P0440 – Meaning, Causes, Symptoms, & Fixes
Code P0440 Definition
Evaporative Emission Control System Malfunction
Code P0440 Meaning
The evaporative emission control (EVAP) system prevents fuel vapors from escaping into the atmosphere. When the vent control valve opens, the fuel vapors from the fuel tank travel through a vent line to the charcoal canister. The fuel vapors are then absorbed and stored by activated charcoal pellets in the charcoal canister. On the charcoal canister is a purge valve. When the purge valve is opened, the vacuum from the engine draws the fuel vapors out of the charcoal and into the engine intake manifold where it is then used as part of the air-fuel mixture needed for combustion within the cylinders of the engine. Vehicles’ fuel tanks since the 1990’s have been pressurized to reduce the amount of fuel evaporating into the atmosphere. However, when code P0440 is set, a leak has been detected in the Engine Control Module (ECM) or a vapor pressure sensor has malfunctioned.
- Check Engine Light
- Fuel vapor odor
- Loose or damaged gas cap
- Leaking or disconnected EVAP hose
- Faulty purge valve
- Faulty canister vent valve
- Charcoal canister leak
- Leaking fuel tank
Code P0440 Severity – Low
Code P0440 will not cause any noticeable driving issues but will result in a failed emissions test. These vapors are extremely flammable and dangerous to breathe in as well.
Code P0440 Common Diagnosis Mistakes
Replacing the gas cap without checking any parts of the fuel vapor system.
Code P0440 Diagnosis Steps
How To Diagnose P0440
- Inspect your gas cap to see if it is loose or damaged
- If your gas cap is loose, tighten it and clear the code.
- Inspect your gas cap for physical damage or deterioration. However, it should be noted that damage to the gas cap or deterioration of its components are not always noticeable. If your gas cap was not loose and you do not see any indications of failure, try replacing the gas cap anyways and clearing the codes. Gas caps are relatively inexpensive and are often the fix for code P0456.
- Check for cracked or disconnected EVAP hoses near or connected to engine air box
- Replace cracked/disconnected hoses
- Clear code
- Inspect the fuel tank and charcoal canister for damage and leaks. Replace if necessary.
- If you have not been able to find the problem in the previous steps, you will need to check your purge valve (solenoid) to make sure that there are no leaks within that system.
- You will be using your vacuum pump gauge to test your purge valve
- How-to test your purge valve can be found in your car’s service manual or a Hayne’s Repair Manual to find more information on car specific testing procedures. Below (Step 5) is a general guideline.
- How to Test Purge Valve:
- Disconnect the vent line connected to the purge valve.

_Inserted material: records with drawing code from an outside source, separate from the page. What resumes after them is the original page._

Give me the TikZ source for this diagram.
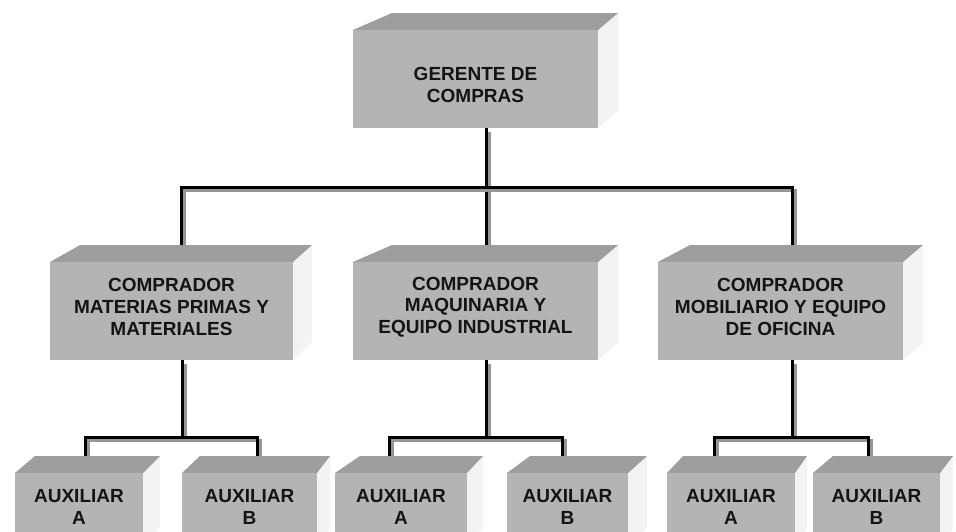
\documentclass[tikz,border=0pt]{standalone}
\usepackage{fontspec}
\setmainfont{Liberation Sans}
\usetikzlibrary{calc}
\pgfdeclarelayer{background}
\pgfsetlayers{background,main}
\definecolor{frontgray}{RGB}{180,180,180}
\definecolor{topgray}{RGB}{158,158,158}
\definecolor{sidegray}{RGB}{243,243,243}
\definecolor{shadowgray}{RGB}{150,150,150}
\tikzset{
  blocktext/.style={align=center, font=\bfseries\fontsize{19}{21.7}\selectfont, inner sep=0pt, text=black!92},
  wire/.style={line width=3pt, black, line join=miter},
  wireshadow/.style={line width=3pt, shadowgray, line join=miter, transform canvas={shift={(3.5,3.5)}}},
}
% #1 name, #2 x1, #3 x2, #4 y1, #5 y2, #6 left depth, #7 right depth, #8 text y, #9 text
\newcommand\orgblock[9]{%
  \fill[sidegray] (#3,#4) -- (#3+#7,#4-17) -- (#3+#7,#5-17) -- (#3,#5) -- cycle;
  \fill[topgray] (#2,#4) -- (#2+#6,#4-17) -- (#3+#7,#4-17) -- (#3,#4) -- cycle;
  \fill[frontgray] (#2,#4) rectangle (#3,#5);
  \node[blocktext] (#1) at ({(#2+#3)/2},#8) {#9};
}
\newcommand\orgwire[1]{\draw[wireshadow] #1; \draw[wire] #1;}
\begin{document}
\begin{tikzpicture}[x=1pt,y=-1pt]
\path[use as bounding box, clip] (0,0) rectangle (956,531);

% blocks
\orgblock{G}{353}{598}{30}{128}{39}{20}{85}{GERENTE DE\\COMPRAS}
\orgblock{C1}{50}{293}{262}{360}{30}{19}{307}{COMPRADOR\\MATERIAS PRIMAS Y\\MATERIALES}
\orgblock{C2}{353}{598}{262}{360}{39}{20}{307}{COMPRADOR\\MAQUINARIA Y\\EQUIPO INDUSTRIAL}
\orgblock{C3}{658}{903}{262}{360}{32}{20}{307}{COMPRADOR\\MOBILIARIO Y EQUIPO\\DE OFICINA}
\orgblock{A1}{15}{143}{473}{545}{20}{17}{507}{AUXILIAR\\A}
\orgblock{B1}{182}{317}{473}{545}{18}{13}{507}{AUXILIAR\\B}
\orgblock{A2}{335}{467}{473}{545}{25}{16}{507}{AUXILIAR\\A}
\orgblock{B2}{507}{628}{473}{545}{23}{19}{507}{AUXILIAR\\B}
\orgblock{A3}{667}{795}{473}{545}{16}{12}{507}{AUXILIAR\\A}
\orgblock{B3}{813}{940}{473}{545}{20}{13}{507}{AUXILIAR\\B}

% connector end points
\coordinate (Gb) at (486,128);
\coordinate (bus0) at (486,187);
\coordinate (C1t) at (181,245);
\coordinate (C2t) at (486,245);
\coordinate (C3t) at (792,245);
\coordinate (C1b) at (182,360);
\coordinate (C2b) at (486,360);
\coordinate (C3b) at (792,360);
\coordinate (bus1) at (182,437);
\coordinate (A1t) at (85,456);
\coordinate (B1t) at (257,456);
\coordinate (A2t) at (389,456);
\coordinate (B2t) at (562,456);
\coordinate (A3t) at (714,456);
\coordinate (B3t) at (868,456);

\begin{pgfonlayer}{background}
  \fill[white] (0,0) rectangle (956,531);
  \orgwire{(Gb) -- (C2t)}
  \orgwire{(C1t) -- (C1t |- bus0) -- (C3t |- bus0) -- (C3t)}
  \orgwire{(C1b) -- (C1b |- bus1)}
  \orgwire{(A1t) -- (A1t |- bus1) -- (B1t |- bus1) -- (B1t)}
  \orgwire{(C2b) -- (C2b |- bus1)}
  \orgwire{(A2t) -- (A2t |- bus1) -- (B2t |- bus1) -- (B2t)}
  \orgwire{(C3b) -- (C3b |- bus1)}
  \orgwire{(A3t) -- (A3t |- bus1) -- (B3t |- bus1) -- (B3t)}
\end{pgfonlayer}
\end{tikzpicture}
\end{document}
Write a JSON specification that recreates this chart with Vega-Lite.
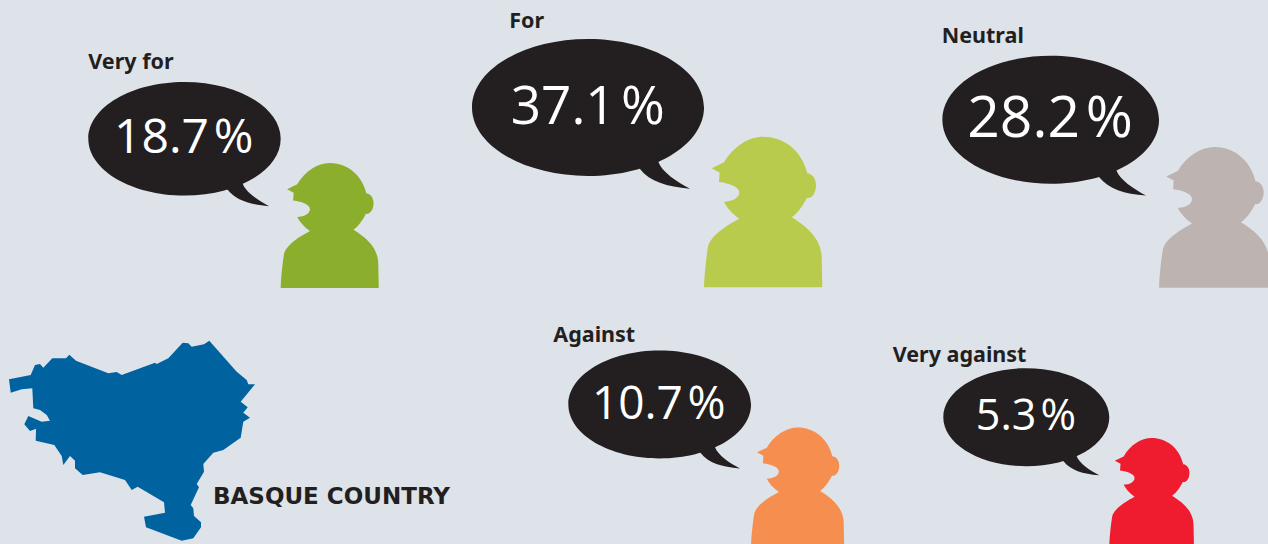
{"$schema":"https://vega.github.io/schema/vega-lite/v6.json","width":1268,"height":544,"padding":0,"autosize":{"type":"none"},"background":"#dde3e9","config":{"view":{"stroke":null}},"data":{"values":[{"stance":"Very for","pct":18.7,"text":"18.7\u200a%"},{"stance":"For","pct":37.1,"text":"37.1\u200a%"},{"stance":"Neutral","pct":28.2,"text":"28.2\u200a%"},{"stance":"Against","pct":10.7,"text":"10.7\u200a%"},{"stance":"Very against","pct":5.3,"text":"5.3\u200a%"}]},"resolve":{"scale":{"x":"independent","y":"independent","size":"independent"}},"layer":[{"mark":{"type":"point","filled":true,"opacity":1,"color":"#231f20","shape":"M-116,0 C-116,-37.83 -64.07,-68.5 0,-68.5 C64.07,-68.5 116,-37.83 116,0 C116,37.83 64.07,68.5 0,68.5 C-64.07,68.5 -116,37.83 -116,0 Z M70.3,54.2 C73.7,64.2 88.7,74.2 102,81.2 C78.7,79.2 62,74.2 52,61.5 L40,40 Z"},"encoding":{"x":{"field":"pct","type":"quantitative","axis":null,"scale":{"domain":[5.3,10.7,18.7,28.2,37.1],"range":[1026.3,659.7,184.5,1050.7,588],"zero":false,"nice":false}},"y":{"field":"pct","type":"quantitative","axis":null,"scale":{"domain":[5.3,10.7,18.7,28.2,37.1],"range":[417.2,404.5,138.8,119.7,107.5],"zero":false,"nice":false}},"size":{"field":"pct","type":"quantitative","legend":null,"scale":{"domain":[5.3,10.7,18.7,28.2,37.1],"range":[2.048,2.48,2.75,3.49,4],"zero":false,"nice":false}}}},{"mark":{"type":"point","filled":true,"opacity":1,"shape":"M123.7,60.8 L136,54.8 C145.3,39.2 160.3,29.2 175.3,29.2 C195.3,29.2 213.7,42.5 219.3,65.8 C225.3,66.5 228,72.5 228,77.5 C228,85.8 223.7,91.5 218.7,90.5 C215.3,97.5 210.3,105.2 203.7,109.8 C220.3,119.8 233.7,132.5 233.7,150.8 L234.3,179.8 L116,179.8 C116.3,169.2 118,150.8 120.3,137.5 C125,126 139,118 151.3,111.2 C143.7,105.8 138.7,99.8 136,94.2 C143.7,94.2 151.3,90.8 151.3,84.8 C151.3,79.8 142,75.8 131,74.5 L131.7,65.2 Z"},"encoding":{"x":{"field":"pct","type":"quantitative","axis":null,"scale":{"domain":[5.3,10.7,18.7,28.2,37.1],"range":[1026.3,659.7,184.5,1050.7,588],"zero":false,"nice":false}},"y":{"field":"pct","type":"quantitative","axis":null,"scale":{"domain":[5.3,10.7,18.7,28.2,37.1],"range":[417.2,404.5,138.8,119.7,107.5],"zero":false,"nice":false}},"size":{"field":"pct","type":"quantitative","legend":null,"scale":{"domain":[5.3,10.7,18.7,28.2,37.1],"range":[2.048,2.48,2.75,3.49,4],"zero":false,"nice":false}},"color":{"field":"stance","type":"nominal","legend":null,"scale":{"domain":["Very for","For","Neutral","Against","Very against"],"range":["#8bae2c","#b9cb4d","#bdb4b1","#f68e50","#ee1c2e"]}}}},{"mark":{"type":"text","font":"Open Sans","fontWeight":400,"color":"#ffffff","align":"center","baseline":"middle"},"encoding":{"x":{"field":"pct","type":"quantitative","axis":null,"scale":{"domain":[5.3,10.7,18.7,28.2,37.1],"range":[1026,658.7,183.8,1050,587.8],"zero":false,"nice":false}},"y":{"field":"pct","type":"quantitative","axis":null,"scale":{"domain":[5.3,10.7,18.7,28.2,37.1],"range":[417.2,404.5,138.8,119.7,107.5],"zero":false,"nice":false}},"size":{"field":"pct","type":"quantitative","legend":null,"scale":{"domain":[5.3,10.7,18.7,28.2,37.1],"range":[43,46,48,57,53],"zero":false,"nice":false}},"text":{"field":"text"}}},{"mark":{"type":"text","font":"Noto Sans","fontWeight":700,"fontSize":21.5,"color":"#231f20","align":"left","baseline":"alphabetic"},"encoding":{"x":{"field":"pct","type":"quantitative","axis":null,"scale":{"domain":[5.3,10.7,18.7,28.2,37.1],"range":[892.7,553.3,88.3,941.7,509.3],"zero":false,"nice":false}},"y":{"field":"pct","type":"quantitative","axis":null,"scale":{"domain":[5.3,10.7,18.7,28.2,37.1],"range":[362.3,341.7,69.3,43.3,28.3],"zero":false,"nice":false}},"text":{"field":"stance"}}},{"data":{"values":[{"region":"Basque Country"}]},"mark":{"type":"point","filled":true,"opacity":1,"color":"#0063a0","size":4,"shape":"M-121,-60.7 L-99.3,-65 L-95,-75 L-90,-76 L-86.7,-72.3 L-77.7,-81.7 L-64,-81.7 L-60.7,-85.3 L-54,-79.3 L-21.7,-66.7 L-13.3,-68 L-8.3,-65 L25,-77.3 L26.7,-76 L38.3,-81.7 L52.7,-97.3 L58.3,-96.7 L61.7,-93.3 L74,-95.7 L79.3,-99.3 L106.7,-68.3 L116.7,-60 L118.3,-55.7 L125,-55.7 L110.7,-38.3 L117.7,-32.7 L113.3,-27.3 L120,-22.3 L113.3,-18.3 L110.7,-2.3 L93.3,10 L83.3,12.7 L73.3,24 L74,31.7 L66.7,44 L69,47.3 L60.7,65 L63.3,68.3 L64,76 L71,82.3 L71,87.3 L63.3,98.3 L51.7,100.7 L16,87.3 L14,76.7 L35,72.7 L34,62.3 L7.7,46.7 L1.7,50 L-5,40 L-30,32.3 L-47.3,35 L-55,28.3 L-55,20.7 L-60,16 L-66.7,25 L-68.3,16 L-75.7,5 L-94.3,0.7 L-94,-11 L-92.3,-11.7 L-100,-9 L-105.7,-15.7 L-101.7,-24 L-88.3,-18.3 L-80,-19.3 L-83.3,-25 L-90,-30 L-96.7,-31.7 L-97.7,-51.7 L-108.3,-50.7 L-119.3,-47.3 Z"},"encoding":{"x":{"field":"region","type":"nominal","axis":null,"scale":{"domain":["Basque Country"],"range":[130,130]}},"y":{"field":"region","type":"nominal","axis":null,"scale":{"domain":["Basque Country"],"range":[440,440]}}}},{"data":{"values":[{"region":"Basque Country","name":"BASQUE COUNTRY"}]},"mark":{"type":"text","font":"DejaVu Sans","fontWeight":700,"fontSize":23,"color":"#231f20","align":"left","baseline":"alphabetic"},"encoding":{"x":{"field":"region","type":"nominal","axis":null,"scale":{"domain":["Basque Country"],"range":[213,213]}},"y":{"field":"region","type":"nominal","axis":null,"scale":{"domain":["Basque Country"],"range":[503.5,503.5]}},"text":{"field":"name"}}}]}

The vacuum pump gauge will be connected to the purge valve in place of the vent line.
- Pump the vacuum pump gauge to 17 psi. When the vacuum is applied the valve should hold the vacuum and not leak.
- If the vacuum drops (the needle on the pump gauge moves), the valve should be replaced.
- Apply battery voltage to the purge valve. You should hear an audible click as the purge valve opens, and the pressure on the vacuum pump gauge should drop. If it does not open, the purge valve is faulty and must be replaced.